I have read your replies and while they might work for some people most of us are not that tech savy. And even if those problems persist it would at least be the proper way to inform the user about the problems. Especially such basic things like "Uh, guy, you need your monitor" or "Uh, you need to be logged in! You aren't anymore!". Also creating a fake display for games to use shouldn't be that hard for Steam to do.
I have seen some solutions that straight-up use virtual graphics cards to provide a virtual screen, but obviously you can't play games on those and pretty much everything I've ever tried was either unstable or had severe drawbacks (like not even Aero would work, since there was no hardware acceleration on a virtual GPU).
My point is that it may be impossible or highly impractical to do something like running games with no screen, for reasons that have nothing at all to do with Steam.
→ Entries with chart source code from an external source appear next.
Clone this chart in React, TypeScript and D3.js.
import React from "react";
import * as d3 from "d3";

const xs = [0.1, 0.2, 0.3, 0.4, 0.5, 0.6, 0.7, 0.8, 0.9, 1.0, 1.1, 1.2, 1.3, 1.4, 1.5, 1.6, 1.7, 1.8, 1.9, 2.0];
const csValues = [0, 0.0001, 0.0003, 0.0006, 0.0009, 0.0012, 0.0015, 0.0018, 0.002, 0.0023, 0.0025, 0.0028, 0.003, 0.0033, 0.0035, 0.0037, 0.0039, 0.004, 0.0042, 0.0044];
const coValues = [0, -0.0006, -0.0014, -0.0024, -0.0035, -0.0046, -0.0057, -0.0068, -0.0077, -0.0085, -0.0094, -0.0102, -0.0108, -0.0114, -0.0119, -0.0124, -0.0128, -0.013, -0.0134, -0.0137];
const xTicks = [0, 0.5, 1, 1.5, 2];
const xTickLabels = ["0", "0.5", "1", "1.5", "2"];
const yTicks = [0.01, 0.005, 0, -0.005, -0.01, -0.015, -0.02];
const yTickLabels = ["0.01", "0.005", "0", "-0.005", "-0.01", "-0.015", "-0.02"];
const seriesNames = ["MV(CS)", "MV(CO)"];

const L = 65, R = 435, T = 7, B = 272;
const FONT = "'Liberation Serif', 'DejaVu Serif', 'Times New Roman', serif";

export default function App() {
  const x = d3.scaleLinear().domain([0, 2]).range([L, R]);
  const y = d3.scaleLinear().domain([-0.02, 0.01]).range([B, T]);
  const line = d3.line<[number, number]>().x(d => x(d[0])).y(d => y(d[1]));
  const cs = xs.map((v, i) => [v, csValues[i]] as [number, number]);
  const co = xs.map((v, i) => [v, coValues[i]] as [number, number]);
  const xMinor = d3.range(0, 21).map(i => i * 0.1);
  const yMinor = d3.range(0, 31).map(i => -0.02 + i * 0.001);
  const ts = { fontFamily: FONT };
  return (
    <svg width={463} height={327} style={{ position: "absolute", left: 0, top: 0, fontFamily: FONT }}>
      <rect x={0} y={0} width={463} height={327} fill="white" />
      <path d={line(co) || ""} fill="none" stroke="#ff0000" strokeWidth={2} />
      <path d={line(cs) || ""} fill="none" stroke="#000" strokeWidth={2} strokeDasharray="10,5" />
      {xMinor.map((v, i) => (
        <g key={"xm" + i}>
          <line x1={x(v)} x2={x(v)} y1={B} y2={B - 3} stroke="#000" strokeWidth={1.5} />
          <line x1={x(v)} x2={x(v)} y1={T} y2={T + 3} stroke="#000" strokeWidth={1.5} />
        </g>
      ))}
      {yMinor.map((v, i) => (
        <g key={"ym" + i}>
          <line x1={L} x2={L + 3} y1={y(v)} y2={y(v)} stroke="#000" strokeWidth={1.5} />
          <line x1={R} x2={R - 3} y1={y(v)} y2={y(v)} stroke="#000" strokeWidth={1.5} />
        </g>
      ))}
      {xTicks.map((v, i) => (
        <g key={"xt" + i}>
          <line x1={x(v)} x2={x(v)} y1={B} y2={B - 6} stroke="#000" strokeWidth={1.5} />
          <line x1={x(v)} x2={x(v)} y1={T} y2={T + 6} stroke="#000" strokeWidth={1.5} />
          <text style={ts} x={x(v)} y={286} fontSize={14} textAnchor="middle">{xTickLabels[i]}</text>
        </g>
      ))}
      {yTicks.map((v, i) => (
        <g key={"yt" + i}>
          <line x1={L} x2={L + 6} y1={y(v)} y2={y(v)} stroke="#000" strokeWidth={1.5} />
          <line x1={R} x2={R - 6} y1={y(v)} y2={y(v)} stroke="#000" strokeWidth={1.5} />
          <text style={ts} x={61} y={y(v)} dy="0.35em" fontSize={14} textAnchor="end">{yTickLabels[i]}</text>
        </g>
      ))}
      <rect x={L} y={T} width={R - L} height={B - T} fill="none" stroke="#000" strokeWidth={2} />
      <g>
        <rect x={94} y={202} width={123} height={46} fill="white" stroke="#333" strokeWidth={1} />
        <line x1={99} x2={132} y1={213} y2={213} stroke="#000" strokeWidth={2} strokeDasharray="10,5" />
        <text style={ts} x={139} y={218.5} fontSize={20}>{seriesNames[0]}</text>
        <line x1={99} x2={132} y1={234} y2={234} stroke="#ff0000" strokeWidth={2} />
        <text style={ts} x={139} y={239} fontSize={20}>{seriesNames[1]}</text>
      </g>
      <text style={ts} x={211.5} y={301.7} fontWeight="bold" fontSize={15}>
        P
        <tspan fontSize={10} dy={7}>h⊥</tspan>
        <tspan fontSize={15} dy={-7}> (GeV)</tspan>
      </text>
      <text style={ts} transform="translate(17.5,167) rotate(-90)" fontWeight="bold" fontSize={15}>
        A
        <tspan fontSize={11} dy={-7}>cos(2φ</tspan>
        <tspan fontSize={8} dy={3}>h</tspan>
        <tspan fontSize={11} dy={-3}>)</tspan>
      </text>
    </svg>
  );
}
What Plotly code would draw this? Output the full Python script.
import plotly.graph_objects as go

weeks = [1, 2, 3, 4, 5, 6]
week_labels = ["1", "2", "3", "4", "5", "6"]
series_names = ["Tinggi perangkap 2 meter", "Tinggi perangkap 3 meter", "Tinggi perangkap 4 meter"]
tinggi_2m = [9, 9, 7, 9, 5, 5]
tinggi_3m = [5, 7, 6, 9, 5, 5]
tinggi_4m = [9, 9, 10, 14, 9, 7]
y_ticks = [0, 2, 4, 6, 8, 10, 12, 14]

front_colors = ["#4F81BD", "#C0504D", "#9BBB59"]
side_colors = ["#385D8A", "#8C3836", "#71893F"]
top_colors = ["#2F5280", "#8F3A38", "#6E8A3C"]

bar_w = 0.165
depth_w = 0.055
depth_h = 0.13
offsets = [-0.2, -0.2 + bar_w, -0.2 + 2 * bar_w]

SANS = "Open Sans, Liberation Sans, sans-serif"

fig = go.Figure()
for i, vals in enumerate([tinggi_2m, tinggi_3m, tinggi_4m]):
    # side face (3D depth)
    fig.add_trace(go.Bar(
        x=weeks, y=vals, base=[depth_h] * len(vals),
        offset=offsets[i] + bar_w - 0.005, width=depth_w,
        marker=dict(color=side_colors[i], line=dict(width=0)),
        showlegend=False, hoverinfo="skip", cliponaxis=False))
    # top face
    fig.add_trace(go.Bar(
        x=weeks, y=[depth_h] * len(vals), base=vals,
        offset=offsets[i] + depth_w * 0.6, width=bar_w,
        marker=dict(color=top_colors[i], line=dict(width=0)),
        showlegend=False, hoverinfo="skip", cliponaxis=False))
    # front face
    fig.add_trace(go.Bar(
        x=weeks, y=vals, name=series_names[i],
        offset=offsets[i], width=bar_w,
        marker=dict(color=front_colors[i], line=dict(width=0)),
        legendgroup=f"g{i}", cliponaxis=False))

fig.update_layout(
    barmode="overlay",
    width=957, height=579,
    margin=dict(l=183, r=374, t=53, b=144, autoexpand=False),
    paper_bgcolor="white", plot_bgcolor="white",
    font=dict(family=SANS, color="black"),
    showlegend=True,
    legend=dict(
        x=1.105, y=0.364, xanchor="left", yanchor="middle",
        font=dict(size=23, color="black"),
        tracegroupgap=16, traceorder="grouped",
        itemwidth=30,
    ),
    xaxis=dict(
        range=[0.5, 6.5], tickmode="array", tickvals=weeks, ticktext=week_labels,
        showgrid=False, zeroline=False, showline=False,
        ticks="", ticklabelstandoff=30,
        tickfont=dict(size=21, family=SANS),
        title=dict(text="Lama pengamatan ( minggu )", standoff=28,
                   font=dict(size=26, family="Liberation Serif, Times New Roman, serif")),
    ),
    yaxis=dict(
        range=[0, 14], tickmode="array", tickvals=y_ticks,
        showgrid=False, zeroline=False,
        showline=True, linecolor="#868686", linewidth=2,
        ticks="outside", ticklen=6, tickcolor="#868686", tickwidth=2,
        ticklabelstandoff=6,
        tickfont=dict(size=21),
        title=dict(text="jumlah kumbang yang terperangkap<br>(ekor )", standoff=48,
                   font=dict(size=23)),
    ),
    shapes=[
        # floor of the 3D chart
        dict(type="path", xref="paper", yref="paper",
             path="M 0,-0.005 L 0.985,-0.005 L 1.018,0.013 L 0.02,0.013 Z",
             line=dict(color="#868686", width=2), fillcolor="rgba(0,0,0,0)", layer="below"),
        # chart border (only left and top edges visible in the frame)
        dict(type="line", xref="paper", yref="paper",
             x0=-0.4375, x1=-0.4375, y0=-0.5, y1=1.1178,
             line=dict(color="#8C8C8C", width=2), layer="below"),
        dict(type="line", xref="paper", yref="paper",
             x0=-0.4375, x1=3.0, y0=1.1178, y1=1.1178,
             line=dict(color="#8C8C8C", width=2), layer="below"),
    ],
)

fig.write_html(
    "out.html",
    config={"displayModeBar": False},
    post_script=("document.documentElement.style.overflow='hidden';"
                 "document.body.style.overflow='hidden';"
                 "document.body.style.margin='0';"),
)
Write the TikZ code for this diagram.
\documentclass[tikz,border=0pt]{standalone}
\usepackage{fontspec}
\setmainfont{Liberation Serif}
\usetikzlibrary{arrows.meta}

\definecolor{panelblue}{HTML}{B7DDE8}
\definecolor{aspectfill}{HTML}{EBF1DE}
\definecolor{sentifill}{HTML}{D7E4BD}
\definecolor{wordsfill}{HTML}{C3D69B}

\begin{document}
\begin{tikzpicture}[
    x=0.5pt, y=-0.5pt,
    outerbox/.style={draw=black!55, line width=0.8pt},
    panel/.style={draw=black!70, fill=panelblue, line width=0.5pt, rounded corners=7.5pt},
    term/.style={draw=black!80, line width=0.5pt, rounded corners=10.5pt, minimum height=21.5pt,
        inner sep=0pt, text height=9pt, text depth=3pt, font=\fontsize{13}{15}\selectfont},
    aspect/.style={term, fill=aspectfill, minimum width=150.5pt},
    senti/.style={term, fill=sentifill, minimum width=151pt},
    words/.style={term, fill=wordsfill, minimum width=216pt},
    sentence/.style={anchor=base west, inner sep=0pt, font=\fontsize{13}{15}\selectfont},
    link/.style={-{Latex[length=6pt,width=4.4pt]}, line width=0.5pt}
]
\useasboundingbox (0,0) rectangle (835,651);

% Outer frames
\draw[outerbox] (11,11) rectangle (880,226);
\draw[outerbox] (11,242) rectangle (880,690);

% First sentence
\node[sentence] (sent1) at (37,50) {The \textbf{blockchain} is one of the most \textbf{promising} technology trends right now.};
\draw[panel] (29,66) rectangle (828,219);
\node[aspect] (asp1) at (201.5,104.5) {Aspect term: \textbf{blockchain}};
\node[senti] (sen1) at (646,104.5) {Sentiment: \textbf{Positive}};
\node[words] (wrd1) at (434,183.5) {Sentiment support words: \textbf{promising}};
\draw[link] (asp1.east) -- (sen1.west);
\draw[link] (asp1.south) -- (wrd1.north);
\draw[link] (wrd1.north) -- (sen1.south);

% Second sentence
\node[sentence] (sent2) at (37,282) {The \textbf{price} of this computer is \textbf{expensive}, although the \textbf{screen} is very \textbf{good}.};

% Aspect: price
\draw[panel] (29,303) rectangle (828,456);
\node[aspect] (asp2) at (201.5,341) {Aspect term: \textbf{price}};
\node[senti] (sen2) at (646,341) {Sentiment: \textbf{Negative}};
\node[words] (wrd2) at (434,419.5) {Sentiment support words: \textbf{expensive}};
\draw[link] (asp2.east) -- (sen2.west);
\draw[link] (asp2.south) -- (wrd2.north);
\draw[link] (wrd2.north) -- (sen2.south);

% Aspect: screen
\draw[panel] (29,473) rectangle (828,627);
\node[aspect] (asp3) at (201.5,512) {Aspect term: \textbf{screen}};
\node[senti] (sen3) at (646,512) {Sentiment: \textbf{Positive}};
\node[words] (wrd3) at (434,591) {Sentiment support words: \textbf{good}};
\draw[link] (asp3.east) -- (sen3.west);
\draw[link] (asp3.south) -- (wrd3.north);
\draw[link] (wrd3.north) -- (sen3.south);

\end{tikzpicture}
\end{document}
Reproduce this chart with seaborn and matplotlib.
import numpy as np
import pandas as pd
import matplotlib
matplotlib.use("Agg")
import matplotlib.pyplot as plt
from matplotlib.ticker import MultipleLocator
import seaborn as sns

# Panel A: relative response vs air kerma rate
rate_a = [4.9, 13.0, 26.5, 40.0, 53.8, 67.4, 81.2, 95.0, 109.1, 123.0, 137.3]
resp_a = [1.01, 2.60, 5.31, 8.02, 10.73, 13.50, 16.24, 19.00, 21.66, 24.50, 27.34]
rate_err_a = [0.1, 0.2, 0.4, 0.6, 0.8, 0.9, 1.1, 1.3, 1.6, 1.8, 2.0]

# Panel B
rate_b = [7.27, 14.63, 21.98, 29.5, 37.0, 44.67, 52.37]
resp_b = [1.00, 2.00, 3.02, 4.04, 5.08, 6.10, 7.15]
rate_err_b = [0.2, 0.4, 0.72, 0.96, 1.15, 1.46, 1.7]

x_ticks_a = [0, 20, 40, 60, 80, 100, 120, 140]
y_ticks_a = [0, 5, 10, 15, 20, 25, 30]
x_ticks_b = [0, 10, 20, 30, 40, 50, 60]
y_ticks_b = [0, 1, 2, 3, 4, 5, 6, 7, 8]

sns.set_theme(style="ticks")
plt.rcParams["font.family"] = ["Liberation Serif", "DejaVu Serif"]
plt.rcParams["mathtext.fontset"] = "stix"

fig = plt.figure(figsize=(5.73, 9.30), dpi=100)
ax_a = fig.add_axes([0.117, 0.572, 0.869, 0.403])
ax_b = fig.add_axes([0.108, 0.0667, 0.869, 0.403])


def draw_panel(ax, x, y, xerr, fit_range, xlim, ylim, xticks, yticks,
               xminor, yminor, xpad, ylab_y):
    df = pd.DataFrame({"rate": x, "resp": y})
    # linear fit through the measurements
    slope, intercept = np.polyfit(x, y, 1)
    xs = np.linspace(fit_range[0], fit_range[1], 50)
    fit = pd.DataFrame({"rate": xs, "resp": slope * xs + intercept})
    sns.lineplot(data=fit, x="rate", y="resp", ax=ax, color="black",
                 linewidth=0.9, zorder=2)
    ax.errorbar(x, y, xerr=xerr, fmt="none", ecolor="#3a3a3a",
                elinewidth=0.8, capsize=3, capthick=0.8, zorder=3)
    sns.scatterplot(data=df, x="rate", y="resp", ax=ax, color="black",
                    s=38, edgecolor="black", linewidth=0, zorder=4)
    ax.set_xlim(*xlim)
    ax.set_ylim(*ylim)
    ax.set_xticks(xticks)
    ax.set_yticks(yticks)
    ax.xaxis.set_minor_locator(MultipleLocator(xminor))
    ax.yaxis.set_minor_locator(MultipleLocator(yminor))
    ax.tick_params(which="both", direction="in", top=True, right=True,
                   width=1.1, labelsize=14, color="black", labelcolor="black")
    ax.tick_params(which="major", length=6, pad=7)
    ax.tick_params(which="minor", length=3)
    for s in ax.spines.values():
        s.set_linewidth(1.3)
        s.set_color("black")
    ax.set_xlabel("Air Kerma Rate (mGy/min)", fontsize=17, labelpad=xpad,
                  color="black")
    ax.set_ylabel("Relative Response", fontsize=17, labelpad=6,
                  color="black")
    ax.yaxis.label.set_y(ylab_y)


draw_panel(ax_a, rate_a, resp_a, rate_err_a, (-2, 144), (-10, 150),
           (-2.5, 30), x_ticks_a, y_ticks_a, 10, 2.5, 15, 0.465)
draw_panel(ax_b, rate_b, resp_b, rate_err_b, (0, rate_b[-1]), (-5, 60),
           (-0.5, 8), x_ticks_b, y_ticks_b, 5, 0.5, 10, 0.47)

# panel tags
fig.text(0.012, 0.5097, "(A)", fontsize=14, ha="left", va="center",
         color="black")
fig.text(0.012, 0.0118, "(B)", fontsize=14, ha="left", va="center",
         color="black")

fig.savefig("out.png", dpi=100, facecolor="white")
There is a different solution I can see if you have a CPU that can do it, make a Windows VM, use PCI-E pass-through to give it a graphics card and stream from the VM. This would be much more complicated to set up than sticking 3 resistors in a VGA connector and trying that out though.
As for the dialogs popping up, I agree that something needs to be implemented to deal with those. Personally I would like to just have the option to stream the desktop and map some controller inputs to the mouse/some basic keys and just use those to deal with whatever unexpected thing pops up.
Right, but you'd probably have to ask the GPU manufacturers for driver support for this more than anything. If this feature takes off, they may well do that anyway,
It sounds like you're looking for a switch rather than a splitter. Splitters are usually used to - as their name suggests - split or duplicate a singular signal to multiple devices or screens. In short, splitters are for out-going video while switches are for input.
Yep, sorry, used the wrong word... it is a HDMI 3-way switch (unbranded).